Mapping list changes to their new index Python-CodePudding

I am working on a piece of software that clusters images for the user to label. Each iteration the user can merge clusters or rename the label of the clusters and I am looking for an algorithm to map the previous cluster index to its new index based on the previous cluster list and the input cluster list. I am holding the previous cluster's labeled names in a previous_classes list. If the user marks 'Ignore', map new cluster to -1 and remove cluster. Below is the workflow with 4 edge-cases I am looking to account for:

Iteration 1:

Merging ClassC to ClassE

Input:

previous_clusters = ["ClassA", "ClassB", "ClassC", "ClassD", "ClassE"]
clusters = ["ClassA", "ClassB", "ClassE", "ClassD", "ClassE"]

desired output:

{0:0, 1:1, 2:2, 3:3, 4:2}

Iteration 2:

Merging classA to ClassE

Input:

previous_clusters = ["ClassA", "ClassB", "ClassE", "ClassD"]
clusters = ["ClassE", "ClassB", "ClassE", "ClassD"]

desired output:

{0:0, 1:1, 2:0, 3:2}

Iteration 3:

Renaming classB to ClassF gives

Input:

previous_clusters = ["ClassE", "ClassB", "ClassD"]
clusters = ["ClassE", "ClassF", "ClassD"]

desired output:

{0:0, 1:1, 2:2}

Iteration 4

Ignoring ClassE

Input:

previous_clusters = ["ClassE", "ClassF", "ClassD"]
clusters = ["Ignore", "ClassF", "ClassD"]

desired output:

{0:-1, 1:0, 2:1}

previous_clusters = ["ClassF", "ClassD"]

CodePudding user response：

Note that the previous_clusters is not needed (although it was helpful for me to understand the context). The only information you need is something like "as for index 0, the user selects 'ClassA'". You are to collect all indices that maps to 'ClassA', and then invert the map to get the result (with some work to ensure unique indices for the new classes, and to deal with -1).

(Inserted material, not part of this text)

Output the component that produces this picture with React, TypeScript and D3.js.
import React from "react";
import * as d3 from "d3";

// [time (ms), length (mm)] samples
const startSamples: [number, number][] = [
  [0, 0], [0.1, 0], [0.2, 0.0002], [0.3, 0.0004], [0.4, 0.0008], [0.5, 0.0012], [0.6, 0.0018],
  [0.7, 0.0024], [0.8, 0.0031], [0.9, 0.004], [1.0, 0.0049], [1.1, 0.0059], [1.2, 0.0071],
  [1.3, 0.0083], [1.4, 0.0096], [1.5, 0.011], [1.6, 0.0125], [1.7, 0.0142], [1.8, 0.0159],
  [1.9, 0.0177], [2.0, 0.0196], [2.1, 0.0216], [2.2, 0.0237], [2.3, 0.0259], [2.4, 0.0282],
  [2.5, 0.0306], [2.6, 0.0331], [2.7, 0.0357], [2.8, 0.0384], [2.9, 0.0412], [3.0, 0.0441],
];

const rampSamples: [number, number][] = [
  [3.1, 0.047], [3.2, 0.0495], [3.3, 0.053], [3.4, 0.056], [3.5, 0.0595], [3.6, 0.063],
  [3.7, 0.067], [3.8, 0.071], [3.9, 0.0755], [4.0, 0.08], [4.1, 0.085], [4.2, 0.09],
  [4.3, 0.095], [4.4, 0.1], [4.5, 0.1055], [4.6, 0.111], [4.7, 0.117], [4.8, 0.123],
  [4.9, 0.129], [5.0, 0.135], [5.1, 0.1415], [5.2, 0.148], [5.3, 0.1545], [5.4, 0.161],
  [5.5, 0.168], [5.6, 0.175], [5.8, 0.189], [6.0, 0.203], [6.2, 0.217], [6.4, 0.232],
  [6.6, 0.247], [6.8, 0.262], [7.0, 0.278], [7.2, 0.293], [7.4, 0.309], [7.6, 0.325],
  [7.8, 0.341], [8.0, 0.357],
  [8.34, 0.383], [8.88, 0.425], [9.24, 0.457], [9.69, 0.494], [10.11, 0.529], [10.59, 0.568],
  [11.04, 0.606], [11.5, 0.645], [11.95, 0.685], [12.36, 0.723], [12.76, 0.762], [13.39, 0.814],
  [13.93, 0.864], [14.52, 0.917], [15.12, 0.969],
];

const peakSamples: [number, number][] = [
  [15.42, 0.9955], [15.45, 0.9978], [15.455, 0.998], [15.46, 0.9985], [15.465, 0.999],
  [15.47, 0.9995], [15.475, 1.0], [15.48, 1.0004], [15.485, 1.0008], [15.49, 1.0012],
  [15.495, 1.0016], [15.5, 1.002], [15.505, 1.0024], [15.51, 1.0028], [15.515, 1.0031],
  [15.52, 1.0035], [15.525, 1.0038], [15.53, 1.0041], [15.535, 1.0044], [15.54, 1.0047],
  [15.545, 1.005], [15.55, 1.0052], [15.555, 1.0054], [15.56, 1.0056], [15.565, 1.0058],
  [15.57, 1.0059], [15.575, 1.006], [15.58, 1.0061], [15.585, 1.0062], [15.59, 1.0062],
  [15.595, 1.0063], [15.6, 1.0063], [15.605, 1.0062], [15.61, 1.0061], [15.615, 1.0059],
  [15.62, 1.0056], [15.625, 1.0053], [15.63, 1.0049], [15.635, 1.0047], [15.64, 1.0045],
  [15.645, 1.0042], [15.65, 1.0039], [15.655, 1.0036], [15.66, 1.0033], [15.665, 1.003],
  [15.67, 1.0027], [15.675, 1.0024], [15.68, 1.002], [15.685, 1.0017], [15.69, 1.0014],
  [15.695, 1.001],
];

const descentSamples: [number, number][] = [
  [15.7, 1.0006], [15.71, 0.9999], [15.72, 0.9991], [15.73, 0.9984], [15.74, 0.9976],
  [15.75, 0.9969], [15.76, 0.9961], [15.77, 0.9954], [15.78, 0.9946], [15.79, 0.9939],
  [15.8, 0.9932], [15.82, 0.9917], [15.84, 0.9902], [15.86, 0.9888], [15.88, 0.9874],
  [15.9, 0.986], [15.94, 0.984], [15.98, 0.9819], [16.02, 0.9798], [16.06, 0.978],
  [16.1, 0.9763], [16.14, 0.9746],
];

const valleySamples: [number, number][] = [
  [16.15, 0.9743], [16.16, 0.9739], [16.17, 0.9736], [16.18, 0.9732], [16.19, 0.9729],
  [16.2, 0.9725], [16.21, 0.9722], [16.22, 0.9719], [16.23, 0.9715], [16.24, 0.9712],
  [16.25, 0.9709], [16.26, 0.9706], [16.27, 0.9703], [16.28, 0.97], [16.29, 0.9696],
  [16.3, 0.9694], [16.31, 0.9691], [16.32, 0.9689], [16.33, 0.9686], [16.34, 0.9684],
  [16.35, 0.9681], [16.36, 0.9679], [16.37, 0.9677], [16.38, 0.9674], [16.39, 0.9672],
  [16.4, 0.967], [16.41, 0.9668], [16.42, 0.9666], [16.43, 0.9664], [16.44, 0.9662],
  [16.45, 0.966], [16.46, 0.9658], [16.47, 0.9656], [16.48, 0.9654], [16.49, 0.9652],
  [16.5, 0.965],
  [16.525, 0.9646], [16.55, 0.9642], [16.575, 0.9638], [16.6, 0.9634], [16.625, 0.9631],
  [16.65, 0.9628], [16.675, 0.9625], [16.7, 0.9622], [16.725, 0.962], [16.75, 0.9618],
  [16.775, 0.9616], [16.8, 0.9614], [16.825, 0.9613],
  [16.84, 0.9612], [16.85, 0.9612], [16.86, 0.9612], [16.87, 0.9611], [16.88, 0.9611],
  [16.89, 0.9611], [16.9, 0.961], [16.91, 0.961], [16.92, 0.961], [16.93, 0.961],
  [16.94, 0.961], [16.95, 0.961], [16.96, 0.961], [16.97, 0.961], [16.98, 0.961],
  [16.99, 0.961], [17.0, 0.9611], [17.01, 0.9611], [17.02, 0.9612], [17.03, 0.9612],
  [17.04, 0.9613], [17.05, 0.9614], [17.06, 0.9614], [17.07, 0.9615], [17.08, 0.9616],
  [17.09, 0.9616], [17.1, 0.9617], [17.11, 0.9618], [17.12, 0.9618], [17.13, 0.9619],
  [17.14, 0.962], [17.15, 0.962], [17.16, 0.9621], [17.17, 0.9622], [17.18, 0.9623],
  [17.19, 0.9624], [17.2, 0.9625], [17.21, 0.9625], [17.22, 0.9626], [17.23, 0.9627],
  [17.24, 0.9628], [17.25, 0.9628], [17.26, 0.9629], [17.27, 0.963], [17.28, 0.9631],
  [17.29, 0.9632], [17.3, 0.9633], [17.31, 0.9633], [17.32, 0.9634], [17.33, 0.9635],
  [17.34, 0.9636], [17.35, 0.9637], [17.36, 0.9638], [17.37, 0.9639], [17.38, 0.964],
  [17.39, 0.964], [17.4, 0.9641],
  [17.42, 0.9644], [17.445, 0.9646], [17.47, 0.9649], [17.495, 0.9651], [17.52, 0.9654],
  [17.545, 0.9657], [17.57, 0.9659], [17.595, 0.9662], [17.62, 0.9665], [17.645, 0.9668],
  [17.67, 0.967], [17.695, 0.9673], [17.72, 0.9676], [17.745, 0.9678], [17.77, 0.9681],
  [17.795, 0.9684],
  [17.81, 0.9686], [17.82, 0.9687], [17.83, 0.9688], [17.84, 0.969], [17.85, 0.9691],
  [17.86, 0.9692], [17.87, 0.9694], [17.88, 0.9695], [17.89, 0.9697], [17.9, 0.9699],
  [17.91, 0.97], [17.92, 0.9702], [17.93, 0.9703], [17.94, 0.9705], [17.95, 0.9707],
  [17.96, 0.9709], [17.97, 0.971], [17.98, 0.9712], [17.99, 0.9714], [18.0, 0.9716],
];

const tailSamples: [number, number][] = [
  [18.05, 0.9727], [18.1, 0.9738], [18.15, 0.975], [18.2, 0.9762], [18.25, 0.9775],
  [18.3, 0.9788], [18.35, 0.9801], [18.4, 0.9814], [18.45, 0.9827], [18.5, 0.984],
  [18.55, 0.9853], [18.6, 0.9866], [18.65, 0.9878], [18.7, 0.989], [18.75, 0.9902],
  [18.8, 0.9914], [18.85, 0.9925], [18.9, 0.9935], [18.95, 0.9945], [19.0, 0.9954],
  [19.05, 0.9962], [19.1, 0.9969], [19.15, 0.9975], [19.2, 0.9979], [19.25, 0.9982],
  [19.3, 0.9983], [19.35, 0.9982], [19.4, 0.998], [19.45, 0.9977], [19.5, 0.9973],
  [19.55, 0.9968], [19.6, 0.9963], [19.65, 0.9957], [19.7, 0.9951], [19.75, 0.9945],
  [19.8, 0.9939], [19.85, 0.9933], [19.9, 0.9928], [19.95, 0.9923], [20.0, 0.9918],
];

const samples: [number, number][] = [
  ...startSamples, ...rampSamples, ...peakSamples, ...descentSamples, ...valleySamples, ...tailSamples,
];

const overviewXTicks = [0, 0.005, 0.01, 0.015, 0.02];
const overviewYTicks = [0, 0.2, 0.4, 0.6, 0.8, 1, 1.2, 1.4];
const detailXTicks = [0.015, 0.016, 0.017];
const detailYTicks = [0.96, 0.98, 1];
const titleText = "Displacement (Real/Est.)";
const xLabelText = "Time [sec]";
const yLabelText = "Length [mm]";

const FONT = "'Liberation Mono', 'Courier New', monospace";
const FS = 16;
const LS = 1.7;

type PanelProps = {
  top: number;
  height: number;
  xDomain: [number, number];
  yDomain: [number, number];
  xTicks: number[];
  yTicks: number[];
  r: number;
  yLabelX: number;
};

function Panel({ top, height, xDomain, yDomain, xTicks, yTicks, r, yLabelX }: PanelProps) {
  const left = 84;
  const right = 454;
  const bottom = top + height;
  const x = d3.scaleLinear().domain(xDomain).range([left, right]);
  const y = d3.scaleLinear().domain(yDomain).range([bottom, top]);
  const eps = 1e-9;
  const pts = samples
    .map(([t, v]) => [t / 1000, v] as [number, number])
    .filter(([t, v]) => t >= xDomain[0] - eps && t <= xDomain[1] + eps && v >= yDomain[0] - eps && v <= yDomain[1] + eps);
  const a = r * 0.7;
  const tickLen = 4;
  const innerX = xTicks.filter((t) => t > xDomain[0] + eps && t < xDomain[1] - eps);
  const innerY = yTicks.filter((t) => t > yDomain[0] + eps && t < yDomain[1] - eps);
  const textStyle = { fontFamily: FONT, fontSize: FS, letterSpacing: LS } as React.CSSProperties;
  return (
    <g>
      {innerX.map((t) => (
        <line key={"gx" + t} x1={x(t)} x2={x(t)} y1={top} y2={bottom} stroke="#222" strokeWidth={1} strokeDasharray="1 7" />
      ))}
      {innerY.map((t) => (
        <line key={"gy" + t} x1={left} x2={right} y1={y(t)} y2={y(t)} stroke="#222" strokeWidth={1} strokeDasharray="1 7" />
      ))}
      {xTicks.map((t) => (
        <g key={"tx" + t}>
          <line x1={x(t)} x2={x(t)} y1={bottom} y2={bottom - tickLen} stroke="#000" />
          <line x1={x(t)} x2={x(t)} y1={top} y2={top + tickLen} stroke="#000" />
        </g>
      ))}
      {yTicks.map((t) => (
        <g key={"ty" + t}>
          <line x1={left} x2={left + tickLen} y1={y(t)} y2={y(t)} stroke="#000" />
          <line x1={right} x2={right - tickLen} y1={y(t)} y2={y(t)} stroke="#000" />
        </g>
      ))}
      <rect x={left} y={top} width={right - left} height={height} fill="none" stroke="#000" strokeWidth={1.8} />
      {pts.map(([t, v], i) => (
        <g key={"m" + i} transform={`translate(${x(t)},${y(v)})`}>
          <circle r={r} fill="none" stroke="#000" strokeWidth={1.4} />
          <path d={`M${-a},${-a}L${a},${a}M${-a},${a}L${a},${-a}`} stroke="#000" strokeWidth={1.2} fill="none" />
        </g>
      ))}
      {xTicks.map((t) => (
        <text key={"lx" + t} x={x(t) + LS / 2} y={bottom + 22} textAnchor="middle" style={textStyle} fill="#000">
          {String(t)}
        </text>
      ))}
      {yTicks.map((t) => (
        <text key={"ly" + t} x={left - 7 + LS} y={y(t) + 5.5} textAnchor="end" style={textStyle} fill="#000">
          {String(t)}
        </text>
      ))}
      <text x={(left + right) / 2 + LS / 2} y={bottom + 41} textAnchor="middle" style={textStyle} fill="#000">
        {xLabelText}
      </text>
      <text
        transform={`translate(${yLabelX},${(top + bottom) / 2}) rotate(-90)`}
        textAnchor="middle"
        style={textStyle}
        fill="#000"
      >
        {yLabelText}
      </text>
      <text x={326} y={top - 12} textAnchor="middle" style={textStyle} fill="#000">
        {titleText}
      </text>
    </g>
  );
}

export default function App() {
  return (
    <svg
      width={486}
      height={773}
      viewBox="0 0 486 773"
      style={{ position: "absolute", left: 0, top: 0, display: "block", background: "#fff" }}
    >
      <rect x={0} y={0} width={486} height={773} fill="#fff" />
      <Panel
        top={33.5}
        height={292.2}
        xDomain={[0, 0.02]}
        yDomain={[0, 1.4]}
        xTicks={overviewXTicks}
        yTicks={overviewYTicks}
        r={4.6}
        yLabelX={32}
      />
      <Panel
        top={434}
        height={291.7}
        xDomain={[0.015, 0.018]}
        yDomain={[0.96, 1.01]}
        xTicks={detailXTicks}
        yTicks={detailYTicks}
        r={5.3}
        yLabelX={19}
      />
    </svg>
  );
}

from collections import defaultdict

def recluster(new):
    indices_mapped_to = defaultdict(list)
    indices_ignored = [] # list of indices to be ignored

    for i, new_class in enumerate(new):
        if new_class == 'Ignore':
            indices_ignored.append(i)
        else:
            indices_mapped_to[new_class].append(i)

    # "invert" the dict
    output = {j: i for i, v in enumerate(indices_mapped_to.values()) for j in v}
    output.update({j: -1 for j in indices_ignored}) # add the ignored cases

    return output

print(recluster(["ClassA", "ClassB", "ClassE", "ClassD", "ClassE"]))
# {0: 0, 1: 1, 2: 2, 4: 2, 3: 3}
print(recluster(["ClassE", "ClassB", "ClassE", "ClassD"]))
# {0: 0, 2: 0, 1: 1, 3: 2}
print(recluster(["ClassE", "ClassF", "ClassD"]))
# {0: 0, 1: 1, 2: 2}
print(recluster(["Ignore", "ClassF", "ClassD"]))
# {1: 0, 2: 1, 0: -1}